Conventionally, many systems and methods are known in the existing art that have been proposed to overcome the problems associated with the time taken to execute the data frames at the receiver end.
Japanese Patent Application No. 2007088923 to Alpine Electronics Inc, entitled “Receiver and reception frequency detecting method” deals with a receiver and reception frequency detection method to search receivable frequencies in a short period of time in Digital Radio Mondiale system. A broadcast schedule creation unit creates a broadcast schedule list based on the detected schedule information and stores schedule list in the memory and during seek operation the reception frequency is searched in the list thereby eliminating the need of searching unnecessary frequencies.
However, the above solution does not overcome the delay caused during the processing of frames. Hence, further developments have been proposed to avoid time delay in processing of frames using memory units.
U.S. Pat. No. 7,974,338 to Harman Becker Automotive Systems GmbH, entitled “System for decoding a digital radio stream” deals with a method for improving user experience in DRM by outputting data contained in Fast Access Channel (FAC) and Service Description channel (SDC) without waiting for the Main Service Channel (MSC) decoding to finish.
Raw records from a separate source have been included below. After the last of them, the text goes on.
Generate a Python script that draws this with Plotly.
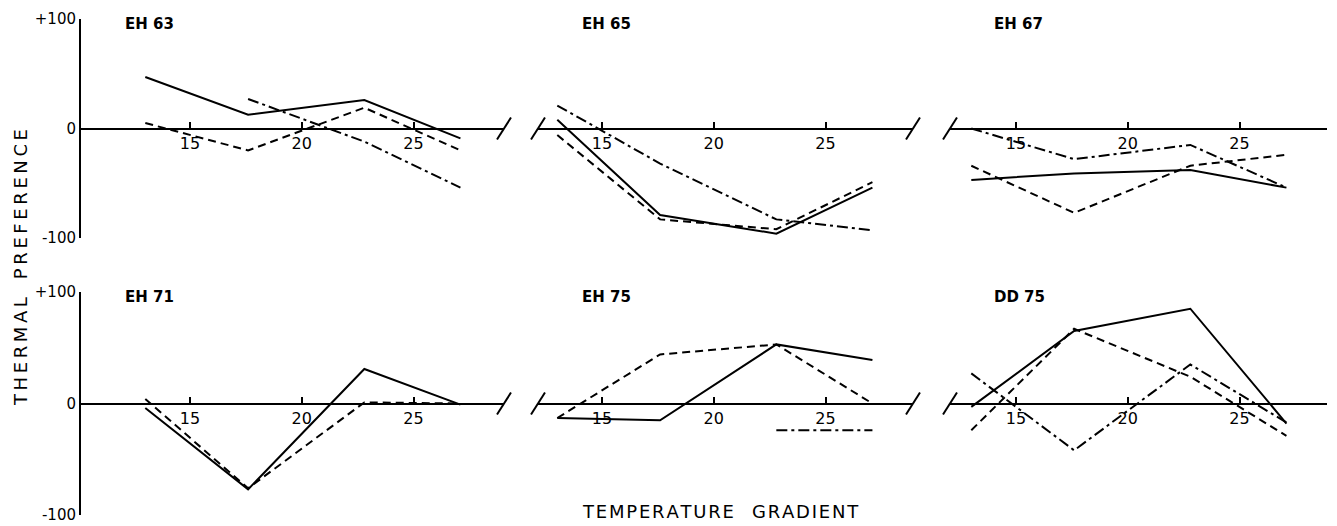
import plotly.graph_objects as go

# ---------------- data ----------------
temps = [13.0, 17.6, 22.8, 27.1]
panel_names = ["EH 63", "EH 65", "EH 67", "EH 71", "EH 75", "DD 75"]

eh63_solid = [47, 12.5, 26, -9]
eh63_dashed = [5, -20, 19, -20]
eh63_dashdot = [None, 27, -12, -54]

eh65_solid = [8, -79, -96, -54]
eh65_dashed = [-6, -83, -92, -49]
eh65_dashdot = [21, -32, -83, -93]

eh67_solid = [-47, -41, -38, -54]
eh67_dashed = [-34, -77, -34, -24]
eh67_dashdot = [0, -28, -15, -54]

eh71_solid = [-4, -77, 31, -1]
eh71_dashed = [4, -76, 1, 0]
eh71_dashdot = [None, None, None, None]

eh75_solid = [-13, -15, 53, 39]
eh75_dashed = [-13, 44, 53, 0]
eh75_dashdot = [None, None, -24, -24]

dd75_solid = [-3, 65, 85, -18]
dd75_dashed = [-24, 67, 24, -29]
dd75_dashdot = [27, -42, 35, -17]

x_ticks = [15, 20, 25]
y_ticks = [-100, 0, 100]
y_ticktext = ["-100", "0", "+100"]
y_title = "THERMAL PREFERENCE"
x_title = "TEMPERATURE GRADIENT"

panels = [
    (eh63_solid, eh63_dashed, eh63_dashdot),
    (eh65_solid, eh65_dashed, eh65_dashdot),
    (eh67_solid, eh67_dashed, eh67_dashdot),
    (eh71_solid, eh71_dashed, eh71_dashdot),
    (eh75_solid, eh75_dashed, eh75_dashdot),
    (dd75_solid, dd75_dashed, dd75_dashdot),
]

# ---------------- layout geometry ----------------
OFF = 8                      # page body margin
FW, FH = 1337 - OFF, 526 - OFF
FONT = "DejaVu Sans"


def px2x(px):
    return (px - OFF) / FW


def py2y(py):
    return 1 - (py - OFF) / FH


col_px = [(81, 504), (538, 913), (950, 1327)]       # x-domain in page pixels
col_15_px = [190, 602, 1016]                        # page pixel of x=15
px_per_unit = 22.35
row_px = [(19, 238), (292, 515)]                    # y-domain (top, bottom) in page pixels

styles = ["solid", "8px,5px", "11px,4px,3px,4px"]


def spaced(s, sep):
    return sep.join(list(s))


fig = go.Figure()
layout = dict(
    width=FW, height=FH,
    paper_bgcolor="white", plot_bgcolor="white",
    margin=dict(l=0, r=0, t=0, b=0),
    showlegend=False,
    font=dict(family=FONT, color="black"),
)
shapes = []
annotations = []

for i, series in enumerate(panels):
    r, c = divmod(i, 3)
    n = i + 1
    xa = "x" if n == 1 else f"x{n}"
    ya = "y" if n == 1 else f"y{n}"
    xkey = "xaxis" if n == 1 else f"xaxis{n}"
    ykey = "yaxis" if n == 1 else f"yaxis{n}"

    x0p, x1p = col_px[c]
    top, bot = row_px[r]
    xr = [15 - (col_15_px[c] - x0p) / px_per_unit, 15 + (x1p - col_15_px[c]) / px_per_unit]
    xd = [px2x(x0p), px2x(x1p)]
    yd = [py2y(bot), py2y(top)]
    zero_paper = (yd[0] + yd[1]) / 2

    for vals, dash in zip(series, styles):
        if all(v is None for v in vals):
            continue
        fig.add_trace(go.Scatter(
            x=temps, y=vals, mode="lines", xaxis=xa, yaxis=ya,
            line=dict(color="black", width=2, dash=dash),
            connectgaps=False, hoverinfo="skip",
        ))

    layout[xkey] = dict(
        domain=xd, range=xr, anchor="free", position=zero_paper,
        showline=True, linecolor="black", linewidth=2,
        ticks="inside", ticklen=6, tickwidth=1.5, tickcolor="black",
        tickvals=x_ticks, tickfont=dict(size=16, family=FONT),
        showgrid=False, zeroline=False, automargin=False, fixedrange=True,
    )
    ykw = dict(
        domain=yd, range=[-100, 100], anchor=xa,
        showgrid=False, zeroline=False, automargin=False, fixedrange=True,
    )
    if c == 0:
        ykw.update(showline=True, linecolor="black", linewidth=2,
                   ticks="inside", ticklen=6, tickwidth=2, tickcolor="black",
                   tickvals=y_ticks, ticktext=y_ticktext,
                   tickfont=dict(size=15, family=FONT))
    else:
        ykw.update(visible=False)
    layout[ykey] = ykw

    # panel title
    annotations.append(dict(
        text="<b>" + panel_names[i] + "</b>", xref="paper", yref="paper",
        x=px2x(x0p + 42), y=py2y(top + 5), xanchor="left", yanchor="middle",
        showarrow=False, font=dict(size=15, family=FONT, color="black"),
    ))

    # axis break marks at the ends of the zero line
    zero_px = (top + bot) / 2
    ends = []
    if c > 0:
        ends.append(x0p)
    if c < 2:
        ends.append(x1p)
    for ex in ends:
        shapes.append(dict(
            type="line", xref="paper", yref="paper",
            x0=px2x(ex - 7), y0=py2y(zero_px + 11),
            x1=px2x(ex + 7), y1=py2y(zero_px - 11),
            line=dict(color="black", width=2),
        ))

annotations.append(dict(
    text=spaced("THERMAL", "\u2009") + "\u2003" + spaced("PREFERENCE", "\u2009"),
    xref="paper", yref="paper", x=px2x(20), y=py2y(268),
    textangle=-90, showarrow=False, xanchor="center", yanchor="middle",
    font=dict(size=18, family=FONT, color="black"),
))
annotations.append(dict(
    text=spaced("TEMPERATURE", "\u200a") + "\u2003" + spaced("GRADIENT", "\u200a"),
    xref="paper", yref="paper", x=px2x(720), y=py2y(511),
    showarrow=False, xanchor="center", yanchor="middle",
    font=dict(size=18, family=FONT, color="black"),
))

layout["shapes"] = shapes
layout["annotations"] = annotations
fig.update_layout(**layout)
fig.write_html("out.html")
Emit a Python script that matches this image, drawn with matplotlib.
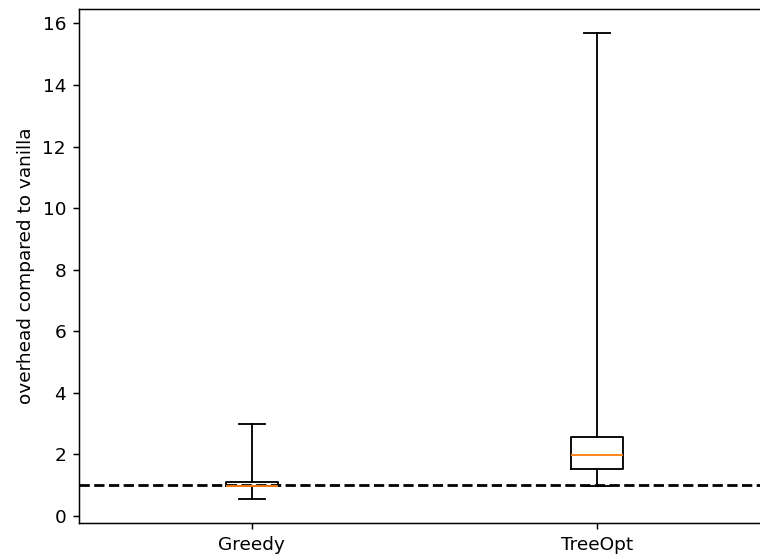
import matplotlib
matplotlib.use("Agg")
import matplotlib.pyplot as plt

labels = ["Greedy", "TreeOpt"]
whislo = [0.54, 0.975]
q1 = [0.985, 1.52]
med = [0.99, 1.99]
q3 = [1.12, 2.58]
whishi = [2.98, 15.7]
baseline = 1.0

stats = [dict(label=l, whislo=a, q1=b, med=c, q3=d, whishi=e, fliers=[])
         for l, a, b, c, d, e in zip(labels, whislo, q1, med, q3, whishi)]

DPI = 400 / 3
fig = plt.figure(figsize=(760 / DPI, 555 / DPI), dpi=DPI)
ax = fig.add_axes([79/760, (555-522.7)/555, 691/760, (522.7-9.3)/555])
ax.bxp(stats, showfliers=False)
ax.axhline(baseline, color="black", linestyle="--")
ax.set_ylabel("overhead compared to vanilla")
fig.savefig("out.png", dpi=DPI)
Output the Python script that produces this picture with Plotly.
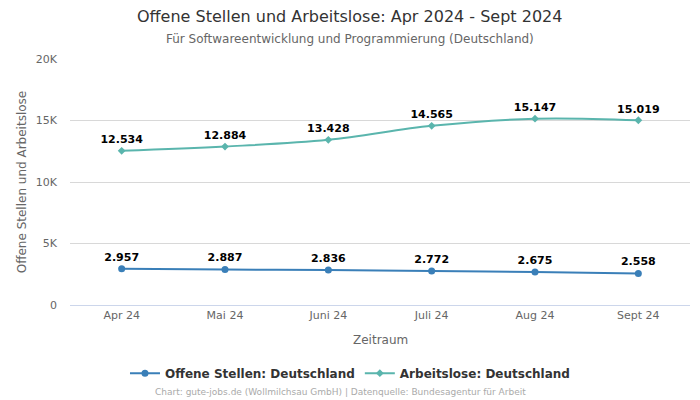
import plotly.graph_objects as go

categories = ["Apr 24", "Mai 24", "Juni 24", "Juli 24", "Aug 24", "Sept 24"]
offene_stellen = [2957, 2887, 2836, 2772, 2675, 2558]
arbeitslose = [12534, 12884, 13428, 14565, 15147, 15019]
y_tickvals = [0, 5000, 10000, 15000, 20000]
y_ticktext = ["0", "5K", "10K", "15K", "20K"]

def fmt(v):
    return f"{v:,}".replace(",", ".")

font = "DejaVu Sans"
fig = go.Figure()
fig.add_trace(go.Scatter(
    x=categories, y=offene_stellen, name="Offene Stellen: Deutschland",
    mode="lines+markers+text", line=dict(color="#3a7fb8", width=2, shape="spline"),
    marker=dict(size=7, color="#3a7fb8", symbol="circle"),
    text=[fmt(v) for v in offene_stellen], textposition="top center",
    textfont=dict(family=font, size=11, color="#000000", weight="bold"),
))
fig.add_trace(go.Scatter(
    x=categories, y=arbeitslose, name="Arbeitslose: Deutschland",
    mode="lines+markers+text", line=dict(color="#5ab5ad", width=2, shape="spline"),
    marker=dict(size=6, color="#5ab5ad", symbol="diamond"),
    text=[fmt(v) for v in arbeitslose], textposition="top center",
    textfont=dict(family=font, size=11, color="#000000", weight="bold"),
))

fig.update_layout(
    width=700, height=400,
    margin=dict(l=70, r=10, t=59, b=95, autoexpand=False),
    paper_bgcolor="white", plot_bgcolor="white",
    font=dict(family=font, color="#666666", size=11),
    xaxis=dict(
        automargin=False,
        range=[-0.5, 5.5], showgrid=False, showline=True, linecolor="#ccd6eb",
        ticks="", tickfont=dict(size=11, color="#666666"),
    ),
    yaxis=dict(
        automargin=False,
        range=[0, 20000], tickvals=y_tickvals, ticktext=y_ticktext,
        showgrid=True, gridcolor="#d8d8d8", zeroline=False,
        tickfont=dict(size=11, color="#666666"), ticklabelstandoff=12,
    ),
    legend=dict(
        orientation="h", x=0.4516, xanchor="center", y=-0.218, yanchor="top",
        font=dict(size=12, color="#333333", weight="bold"), itemwidth=30,
    ),
    showlegend=True,
)
annots = [
    dict(text="Offene Stellen und Arbeitslose: Apr 2024 - Sept 2024", x=0.4516, y=1.171,
         font=dict(size=16, color="#333333")),
    dict(text="Für Softwareentwicklung und Programmierung (Deutschland)", x=0.4516, y=1.081,
         font=dict(size=12, color="#666666")),
    dict(text="Zeitraum", x=0.5, y=-0.142, font=dict(size=12, color="#666666")),
    dict(text="Chart: gute-jobs.de (Wollmilchsau GmbH) | Datenquelle: Bundesagentur für Arbeit",
         x=0.437, y=-0.354, font=dict(size=9, color="#aaaaaa")),
]
for a in annots:
    fig.add_annotation(xref="paper", yref="paper", xanchor="center", yanchor="middle",
                       showarrow=False, **a)
fig.add_annotation(text="Offene Stellen und Arbeitslose", xref="paper", yref="paper",
                   x=-0.077, y=0.5, xanchor="center", yanchor="middle", textangle=-90,
                   showarrow=False, font=dict(size=12, color="#666666"))
fig.write_html("out.html", config={"displayModeBar": False},
               post_script="document.body.style.margin='0';")
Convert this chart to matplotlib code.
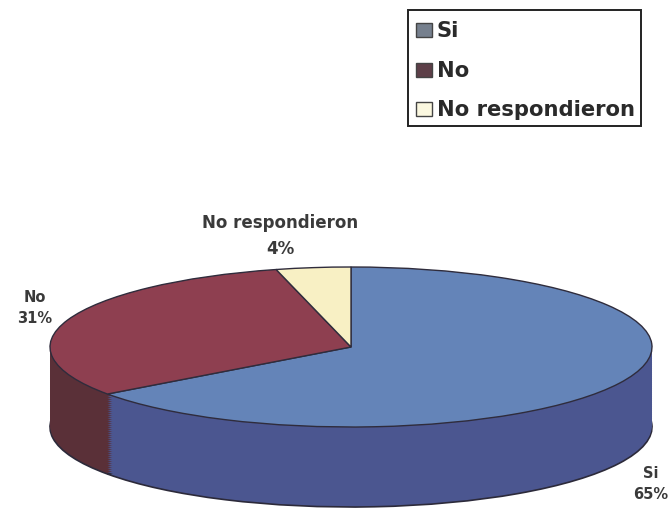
import matplotlib
matplotlib.use('Agg')
import matplotlib.pyplot as plt
from matplotlib.patches import Rectangle

labels = ['Si', 'No', 'No respondieron']
values = [65, 31, 4]
top_colors = ['#6484b8', '#8e3f50', '#f8f0c4']
side_colors = ['#4b5690', '#5a3038', '#b5ae86']
legend_colors = ['#76808e', '#5d3f48', '#fbf8e0']

plt.rcParams['font.family'] = ['DejaVu Sans']

W, H = 672, 510
fig = plt.figure(figsize=(W / 100, H / 100), dpi=100)
ax = fig.add_axes([0, 0, 1, 1])

# pie is squashed by the data limits, radius 1 = 301px wide and 80px high
cx, cy = 351, 348
rx, ry = 301, 80
depth = 80

# stacked pies give the side wall, the lowest one carries the dark outline
for d in range(depth, 0, -2):
    edge = {'edgecolor': '#2c2a3a', 'linewidth': 1.2} if d == depth else {}
    ax.pie(values, colors=side_colors, startangle=90, counterclock=False,
           center=(0, -d / ry), radius=1, frame=True, wedgeprops=edge)
ax.pie(values, colors=top_colors, startangle=90, counterclock=False,
       center=(0, 0), radius=1, frame=True,
       wedgeprops={'edgecolor': '#2f2c3c', 'linewidth': 1.0})
ax.set_xlim(-cx / rx, (W - cx) / rx)
ax.set_ylim(-(H - cy) / ry, cy / ry)
ax.set_aspect('auto')
ax.axis('off')


def px(x, y):
    return ((x - cx) / rx, (cy - y) / ry)


text_style = dict(fontweight='bold', color='#3a3a3a', ha='center', va='center', linespacing=1.55)
ax.text(*px(280, 236), 'No respondieron\n4%', fontsize=12, **text_style)
ax.text(*px(35, 308), 'No\n31%', fontsize=10.5, **text_style)
ax.text(*px(651, 484), 'Si\n65%', fontsize=10.5, **text_style)

# legend box
fig.add_artist(Rectangle((408 / W, 1 - 127 / H), 233 / W, 116 / H, transform=fig.transFigure,
                         facecolor='white', edgecolor='#222222', linewidth=1.4))
for name, color, y in zip(labels, legend_colors, [31, 71, 110]):
    fig.add_artist(Rectangle((416 / W, 1 - (y + 7) / H), 16 / W, 14 / H, transform=fig.transFigure,
                             facecolor=color, edgecolor='#444444', linewidth=1))
    fig.text(437 / W, 1 - y / H, name, fontsize=15.2, fontweight='bold', color='#2a2a2a', va='center')

fig.savefig('out.png', dpi=100)
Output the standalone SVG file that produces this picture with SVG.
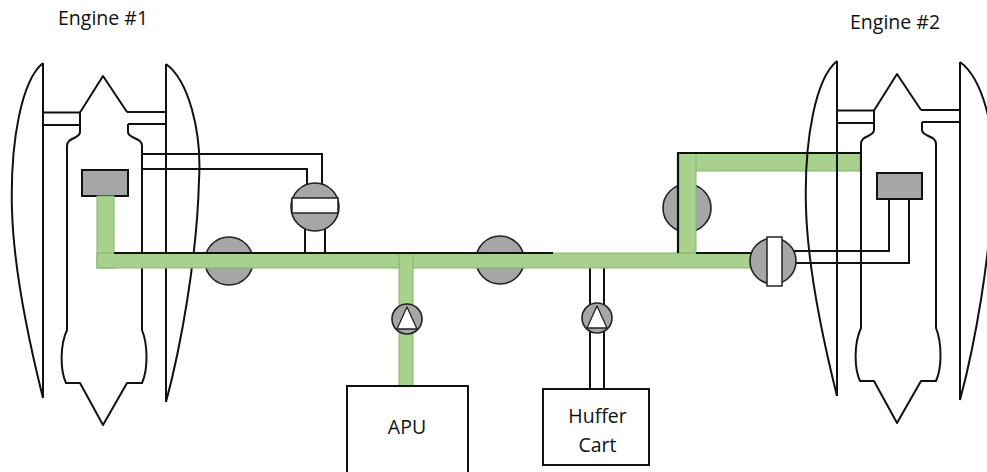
<svg xmlns="http://www.w3.org/2000/svg" xmlns:xlink="http://www.w3.org/1999/xlink" width="987" height="472" viewBox="0 0 987 472">
  <style>
    .ln { fill: none; stroke: #111; stroke-width: 2; stroke-linejoin: round; }
    .duct { fill: none; stroke: #111; stroke-width: 2; }
    .edge { fill: none; stroke: #111; stroke-width: 2.2; }
    .pipe { fill: #a9d18e; stroke: #86b36a; stroke-width: 1; }
    .valve { fill: #a6a6a6; stroke: #222; stroke-width: 1.6; }
    .bar { fill: #fff; stroke: #222; stroke-width: 1.5; }
    .box { fill: #fff; stroke: #111; stroke-width: 2; }
    .gbox { fill: #a6a6a6; stroke: #111; stroke-width: 2; }
    .tri { fill: #fff; stroke: #222; stroke-width: 1.3; stroke-linejoin: round; }
    .lbl { font-family: "Open Sans", "Noto Sans", sans-serif; font-size: 19.5px; fill: #111; }
  </style>
  <defs>
    <!-- turbofan outline: nacelle halves, struts and core -->
    <g id="engine-outline" class="ln">
      <path d="M43,63 L43,398 M43,63 C22,80 10,140 12,210 C14,280 36,370 43,398"/>
      <path d="M166,64 L166,402 M166,64 C188,80 202,130 199,180 C197,260 180,350 166,402"/>
      <path d="M43,112.5 L80,112.5 M43,125 L80,125 M127,112 L166,112 M128,124 L166,124"/>
      <path d="M128,124 L128,132 C128,139 142,137 142,146 L142,330 C148,345 148,370 142,383 L127,383 L103,425 L80,383 L66,383 C60,370 60,345 67,330 L67,146 C67,137 80,139 80,132 L80,112.5 L103,76 L127,112"/>
    </g>
  </defs>

  <rect width="987" height="472" fill="#fff"/>

  <!-- Engine #1 -->
  <g id="engine-1">
    <use xlink:href="#engine-outline" href="#engine-outline"/>
    <rect class="gbox" x="82" y="170" width="46" height="26"/>
    <text class="lbl" x="58" y="25">Engine #1</text>
  </g>

  <!-- plain (unpressurised) ducts -->
  <g id="connectors">
    <path class="duct" d="M142,154 L322,154 L322,185 M142,169 L307,169 L307,185"/>
    <path class="duct" d="M305,229 L305,253 M325,229 L325,253"/>
    <path class="duct" d="M590,268 L590,389 M604,268 L604,389"/>
    <path class="duct" d="M794,251 L889,251 L889,199 M795,263 L909,263 L909,199"/>
  </g>

  <!-- valves sitting under the active line -->
  <g id="valve-1"><circle class="valve" cx="229" cy="261" r="24"/></g>
  <g id="valve-2"><circle class="valve" cx="500" cy="260" r="24"/></g>
  <g id="valve-3"><circle class="valve" cx="687" cy="208" r="24"/></g>
  <g id="valve-5">
    <circle class="valve" cx="315" cy="207" r="24"/>
    <rect class="bar" x="292" y="198" width="46" height="15"/>
  </g>

  <!-- active (pressurised) bleed air path -->
  <g id="bleed-path">
    <rect class="pipe" x="97" y="196" width="17" height="72"/>
    <rect class="pipe" x="97" y="253" width="655" height="15"/>
    <rect class="pipe" x="678" y="153" width="182" height="18"/>
    <rect class="pipe" x="678" y="153" width="18" height="100"/>
    <rect class="pipe" x="399" y="253" width="14" height="133"/>
    <path class="edge" d="M114,253 L553,253 M696,253 L752,253"/>
    <path class="edge" d="M678,253 L678,153 L860,153"/>
  </g>

  <g id="valve-4">
    <circle class="valve" cx="773" cy="261" r="23"/>
    <rect class="bar" x="767" y="237" width="15" height="49"/>
  </g>

  <g id="pump-apu">
    <circle class="valve" cx="407" cy="319" r="15"/>
    <path class="tri" d="M407,307 L417,329 L397,329 Z"/>
  </g>
  <g id="pump-huffer">
    <circle class="valve" cx="597" cy="318" r="15"/>
    <path class="tri" d="M597,306 L607,328 L587,328 Z"/>
  </g>

  <!-- Engine #2 -->
  <g id="engine-2">
    <use xlink:href="#engine-outline" href="#engine-outline" transform="translate(794,-2)"/>
    <rect class="gbox" x="877" y="173" width="45" height="26"/>
    <text class="lbl" x="850" y="28.5">Engine #2</text>
  </g>

  <g id="apu">
    <rect class="box" x="347" y="386" width="121" height="100"/>
    <text class="lbl" x="407" y="434" text-anchor="middle">APU</text>
  </g>

  <g id="huffer-cart">
    <rect class="box" x="543" y="389" width="106" height="76"/>
    <text class="lbl" x="597.5" y="423" text-anchor="middle">Huffer</text>
    <text class="lbl" x="597.5" y="451.5" text-anchor="middle">Cart</text>
  </g>
</svg>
The DRM channels (FAC, SDC, MSC) decoded data is stored in a memory and reused to improve acquisition time.
European Patent Document No. 1104138 to Robert Bosch Gmbh, entitled “Descrambling of data frames” discloses a method for reducing audio decoding delay in Digital Radio systems like Digital Radio Mondiale (DRM). By selecting the most likely frame configuration for a frequency and by filling the memory of de-interleaver with demodulated data before the control channel is decoded; parallel processing of information has been performed and thereby delay time is reduced in the receiver side.
Though the above existing systems and methods disclose storing of decoded DRM signal data in memory unit for reducing delay in Digital Radio Mondiale (DRM) receiver, still there exists time delay for reception and processing of frames during frame execution or during incorrect selection of configuration
To overcome these problems and thereby to improve user experience, the present invention proposes a system and method to improve the acquisition time by storing the demodulated data on memory unit. After identifying the first frame id by decoding FAC, the stored demodulated data from memory is re-split to get MSC channel data. This MSC data is stored in memory unit and once SDC is available, MSC data stored in memory unit is decoded.